Department of Secondary Industry

Department overview
- Formed: 19 December 1972
- Preceding Department: Department of Shipping and Transport Department of Trade and Industry;
- Dissolved: 12 June 1974
- Superseding Department: Department of Overseas Trade Department of Manufacturing Industry;
- Jurisdiction: Commonwealth of Australia
- Headquarters: Parkes, Canberra
- Ministers responsible: Jim Cairns, Minister (1972–1973); Kep Enderby, Minister (1973–1974);
- Department executives: Doug McKay, Acting Secretary (1972–1973); Frank Pryor, Secretary (1973–1974);

= Department of Secondary Industry =

Australian government department, 1972–1974

The Department of Secondary Industry was an Australian government department that existed between December 1972 and June 1974 under the Whitlam government.

==History==
The Department had previously been located inside the Department of Trade and Industry as the Office of Secondary Industry.
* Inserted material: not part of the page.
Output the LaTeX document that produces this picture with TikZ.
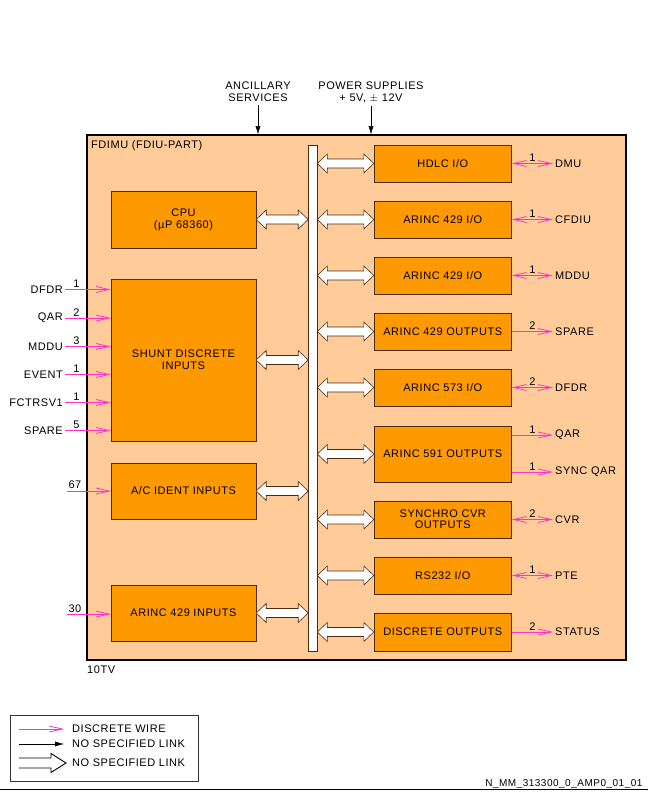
\documentclass[tikz,border=0pt]{standalone}
\usepackage{fontspec}
\setmainfont{Liberation Sans}[LetterSpace=5]
\usepackage{tikz}
\usetikzlibrary{%
	arrows.meta,%
	calc%
}
\definecolor{Peach}{HTML}{FFCC99}
\definecolor{Amber}{HTML}{FF9900}
\definecolor{Edge}{HTML}{4D2B12}
\definecolor{Wire}{HTML}{FF33CC}

\newcommand{\buslink}[2]{%
  \draw [busarrow] let \p1=(#1), \p2=(#2) in
    (\x1,\y1) -- ++(10pt,9.5pt) -- ++(0,-5pt) -- (\x2-10pt,\y1+4.5pt) -- ++(0,5pt)
    -- (\x2,\y1) -- ++(-10pt,-9.5pt) -- ++(0,5pt) -- (\x1+10pt,\y1-4.5pt) -- ++(0,-5pt) -- cycle;}

\begin{document}
\begin{tikzpicture}[x=1pt,y=-1pt,font=\fontsize{11}{12}\selectfont,
  block/.style={draw=Edge,fill=Amber,align=center,inner sep=0pt,minimum width=137.5pt,minimum height=37pt},
  lblock/.style={block,minimum width=145pt},
  wire/.style={draw=Wire,line width=0.8pt,-{Straight Barb[length=13pt,width=6pt]}},
  biwire/.style={wire,{Straight Barb[length=13pt,width=6pt]}-{Straight Barb[length=13pt,width=6pt]}},
  busarrow/.style={draw=Edge,fill=white,line width=0.6pt},
  num/.style={above,inner sep=1.5pt},
  lbl/.style={inner sep=2pt}]
\useasboundingbox (0,0) rectangle (648,792);

% main unit
\node [draw,line width=1.6pt,fill=Peach,minimum width=539pt,minimum height=525pt,inner sep=0pt] (fdimu) at (356.5,397.5) {};
\node [anchor=west,lbl] (title) at (89,146) {FDIMU (FDIU-PART)};
\node [anchor=west,lbl] (tv) at (85,670) {10TV};

\node [align=center] (anc) at (258,92) {ANCILLARY\\SERVICES};
\node [align=center] (pwr) at (371,92) {POWER SUPPLIES\\+ 5V, $\pm$ 12V};
\draw [-{Latex[length=8pt,width=5pt]}] (anc.south) -- (anc.south |- fdimu.north);
\draw [-{Latex[length=8pt,width=5pt]}] (pwr.south) -- (pwr.south |- fdimu.north);

% bus
\node [draw=Edge,fill=white,line width=0.6pt,minimum width=8.5pt,minimum height=506pt,inner sep=0pt] (bus) at (312.75,398) {};

% left blocks
\node [lblock,minimum height=57pt] (cpu) at (183.5,219.5) {CPU\\(µP 68360)};
\node [lblock,minimum height=162pt] (shunt) at (183.5,360) {SHUNT DISCRETE\\INPUTS};
\node [lblock,minimum height=56pt] (acid) at (183.5,491) {A/C IDENT INPUTS};
\node [lblock,minimum height=56pt] (ain) at (183.5,613) {ARINC 429 INPUTS};

% right blocks
\node [block] (hdlc) at (442.75,163.5) {HDLC I/O};
\node [block] (aioa) at (442.75,219.5) {ARINC 429 I/O};
\node [block] (aiob) at (442.75,275.5) {ARINC 429 I/O};
\node [block] (aout) at (442.75,331.5) {ARINC 429 OUTPUTS};
\node [block] (afive) at (442.75,387.5) {ARINC 573 I/O};
\node [block,minimum height=56pt] (anine) at (442.75,454) {ARINC 591 OUTPUTS};
\node [block] (sync) at (442.75,519.5) {SYNCHRO CVR\\[-1pt]OUTPUTS};
\node [block] (rs) at (442.75,575.5) {RS232 I/O};
\node [block,minimum height=38pt] (dout) at (442.75,632) {DISCRETE OUTPUTS};

% bus links
\buslink{cpu.east}{bus.west |- cpu.east}
\buslink{shunt.east}{bus.west |- shunt.east}
\buslink{acid.east}{bus.west |- acid.east}
\buslink{ain.east}{bus.west |- ain.east}
\foreach \b in {hdlc,aioa,aiob,aout,afive,anine,sync,rs,dout}
  \buslink{bus.east |- \b.west}{\b.west};

% discrete inputs
\node [anchor=east,lbl] (idfdr) at (65,289.5) {DFDR};
\node [anchor=east,lbl] (iqar) at (65,318) {QAR};
\node [anchor=east,lbl] (imddu) at (65,346.5) {MDDU};
\node [anchor=east,lbl] (ievent) at (65,374.5) {EVENT};
\node [anchor=east,lbl] (ifct) at (65,402.5) {FCTRSV1};
\node [anchor=east,lbl] (ispare) at (65,430.5) {SPARE};
\foreach \s/\n in {idfdr/1,iqar/2,imddu/3,ievent/1,ifct/1,ispare/5}
  \draw [wire] (\s.east) -- (\s.east -| shunt.west) node [num,pos=.25] {\n};
\coordinate (iid) at (66.5,491);
\coordinate (iain) at (66.5,614);
\draw [wire] (iid) -- (iid -| acid.west) node [num,pos=.19] {67};
\draw [wire] (iain) -- (iain -| ain.west) node [num,pos=.19] {30};

% outputs
\node [anchor=west,lbl] (odmu) at (553,163.5) {DMU};
\node [anchor=west,lbl] (ocfdiu) at (553,219.5) {CFDIU};
\node [anchor=west,lbl] (omddu) at (553,275.5) {MDDU};
\node [anchor=west,lbl] (ospare) at (553,331.5) {SPARE};
\node [anchor=west,lbl] (odfdr) at (553,387.5) {DFDR};
\node [anchor=west,lbl] (oqar) at (553,435) {QAR};
\node [anchor=west,lbl] (osync) at (553,472) {SYNC QAR};
\node [anchor=west,lbl] (ocvr) at (553,519.5) {CVR};
\node [anchor=west,lbl] (opte) at (553,575.5) {PTE};
\node [anchor=west,lbl] (ostat) at (553,632) {STATUS};
\draw [biwire] (hdlc.east) -- (odmu.west) node [num,midway] {1};
\draw [biwire] (aioa.east) -- (ocfdiu.west) node [num,midway] {1};
\draw [biwire] (aiob.east) -- (omddu.west) node [num,midway] {1};
\draw [wire] (aout.east) -- (ospare.west) node [num,midway] {2};
\draw [biwire] (afive.east) -- (odfdr.west) node [num,midway] {2};
\draw [wire] (oqar.west -| anine.east) -- (oqar.west) node [num,midway] {1};
\draw [wire] (osync.west -| anine.east) -- (osync.west) node [num,midway] {1};
\draw [biwire] (sync.east) -- (ocvr.west) node [num,midway] {2};
\draw [biwire] (rs.east) -- (opte.west) node [num,midway] {1};
\draw [wire] (dout.east) -- (ostat.west) node [num,midway] {2};

% legend
\node [draw=black!80,line width=0.8pt,minimum width=188pt,minimum height=66pt,inner sep=0pt] (legend) at (104,748) {};
\node [anchor=west,lbl] (lgwire) at (70,729) {DISCRETE WIRE};
\node [anchor=west,lbl] (lglink) at (70,744) {NO SPECIFIED LINK};
\node [anchor=west,lbl] (lgbus) at (70,763) {NO SPECIFIED LINK};
\coordinate (lwa) at (19,729);
\coordinate (lwb) at (19,744);
\coordinate (lwc) at (19,763);
\draw [wire,shorten >=6pt] (lwa) -- (lgwire.west);
\draw [-{Latex[length=9pt,width=5pt]},shorten >=6pt] (lwb) -- (lglink.west);
\draw [line width=0.9pt] (lwc) ++(0,-5) -- ++(32,0) -- ++(0,-4.5) -- ++(15,9.5) -- ++(-15,9.5) -- ++(0,-4.5) -- ++(-32,0);

% drawing reference
\node [anchor=east,font=\fontsize{10}{11}\selectfont] (ref) at (646,784) {N\_MM\_313300\_0\_AMP0\_01\_01};
\draw [line width=1pt] (0,789.5) -- (648,789.5);
\end{tikzpicture}
\end{document}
In July 1972 the Australian Government approved the creation of 25 new positions in the Office of Secondary Industry, an opportunity to set up the nucleus for a full-scale Department of Secondary Industry, which was established in December 1972.

The Department was abolished in June 1974 when it was merged with the Department of Supply to form the Department of Manufacturing Industry.

==Scope==
Information about the department's functions and government funding allocation could be found in the Administrative Arrangements Orders, the annual Portfolio Budget Statements and in the Department's annual reports.

At its creation the Department dealt with secondary industry, including:
- The efficiency and development of industries
- Research
- Shipbuilding

==Structure==
The Department was an Australian Public Service department, staffed by officials who were responsible to the Minister for Secondary Industry.